Я услышал чмоканье и перестук капель с крыши, увидел посверкивающее их падение и понял, что ночью похолодало, вместо дождя полетел снег, который и укрыл землю. Бесчисленные ледяные звездочки, каждая из которых преломляя солнечный свет и поблескивая желтым, алым, зеленым, синим лучиком, наполнили воздух этим радужным сиянием и родили у всех живущих на земле ощущение великого события, происшедшего в мире.
Осенний этот снег, от которого, конечно же, не останется и следа, заразил и меня радостью. Это было не совсем понятно мне, потому что, казалось бы, печальная история, прочитанная ночью и закончившаяся на такой безысходной ноте, должна была повергнуть меня в уныние и заставить задуматься над бренностью жизни и всего сущего на земле. Казалось бы, ночуя в доме, в котором жил автор этой повести, чувствуя на себе пристальный взгляд собаки, которая с такой же преданностью недавно смотрела на бывшего своего хозяина, я должен был бы испытывать естественное в таких случаях смущение и даже некоторую робость; а то и вовсе мистический страх.

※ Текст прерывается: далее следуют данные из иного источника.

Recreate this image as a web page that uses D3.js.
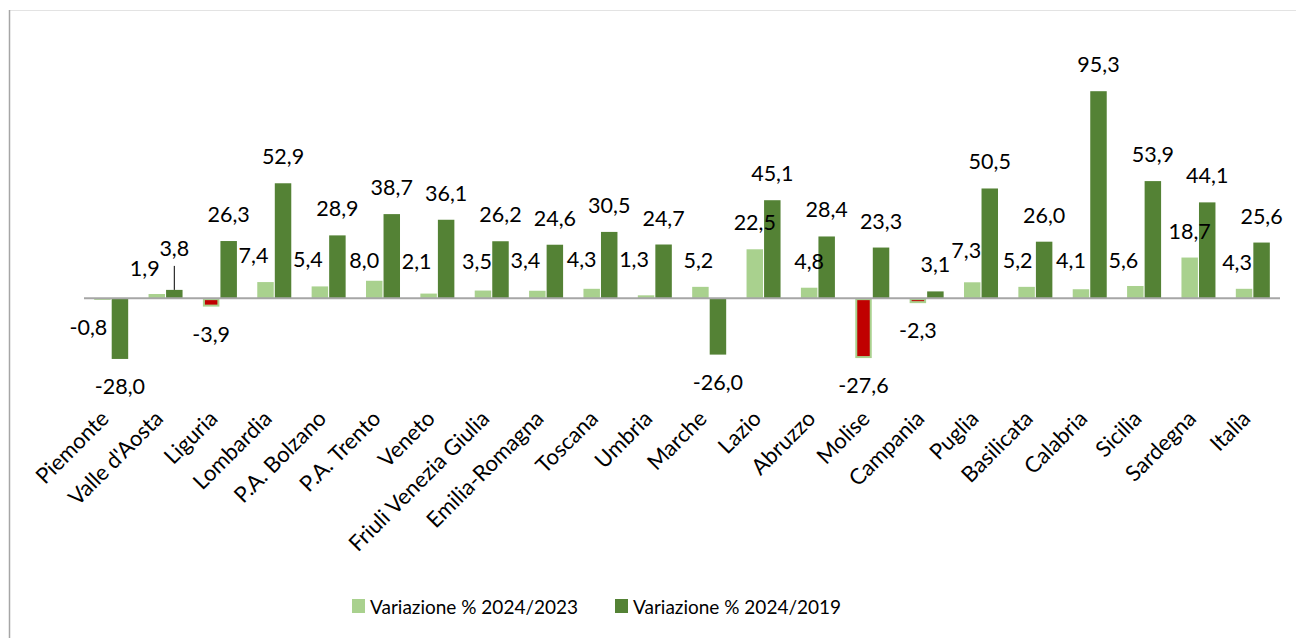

Но случилось нечто неожиданное. Тело мое налилось свежими силами; я был исполнен благодарности автору за правдивую исповедь, словно он своей искренностью вселил в меня веру в возможные перемены в моей жизни к лучшему; я любил его собаку и словно бы видел в глазах ее запечатленный образ незнакомого мне человека, одаренного любовью к женщине, созданной не для материнства и семейного благополучия, а истратившей себя в вечной погоне за ускользающими идеалами, смутные призраки которых мерещились ей там, где их не было. Я с нежной благодарностью думал об этом человеке, словно он излечил меня от опасной болезни, вернув к новой жизни, и очень жалел, что не могу пожать ему руку и высказать свое сочувствие. Почему-то я не сомневался, что повесть эта невымышленная и в ней нет ни слова неправды.

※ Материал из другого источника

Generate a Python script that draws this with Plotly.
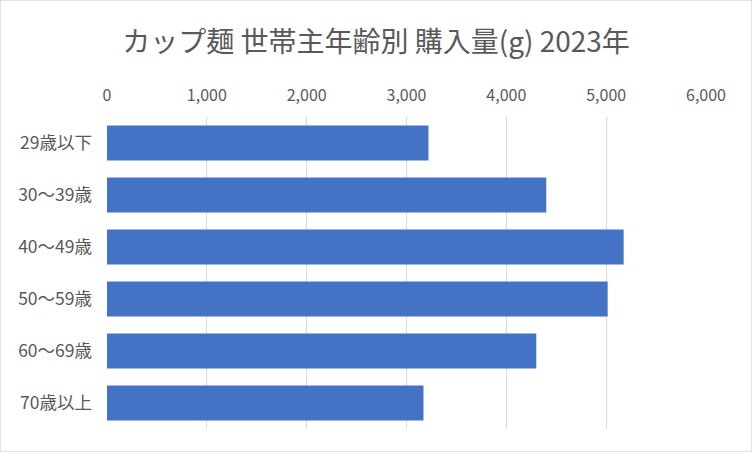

Литературное сочинение вообще загадочная вещь. Порой самое печальное, самое, казалось бы, тоскующее слово несет людям таинственную радость, и они не устают из поколения в поколение любоваться страданиями человека, который жизнью своей и, может быть, даже гибелью отстоял в беспорядочном хаосе людского общежития высокое свое достоинство или свою любовь. В то время как самое жизнерадостное и счастливое слово, зовущее человека к свершениям и победам, оставляет людей равнодушными и даже раздражает их.
В чем тут секрет — не знаю. Но только повесть, которую я прочитал ночью, утолила мою жажду и укрепила дух.
Возможно, кто-нибудь и не согласится со мной и даже наверняка отыщутся люди, которым эта повесть покажется не заслуживающей внимания. И это вовсе не будет означать, что недовольные повестью люди не обладают в достаточной степени эстетическим чувством или черствы и не отзывчивы по характеру, не способны к сопереживанию или сочувствию. Нет, конечно!
Но это не будет и означать, что повесть так плоха, что ее даже не стоило печатать. Найдется немало благородных умов, которые смогут увидеть ее достоинства и заметить недостатки, от которых не избавлены даже профессиональные, известные, читаемые публикой писатели. Россия не оскудела умными сынами — в этом я абсолютно уверен, а потому и предлагаю повесть для прочтения, ибо сам автор или не успел, или не решился это сделать.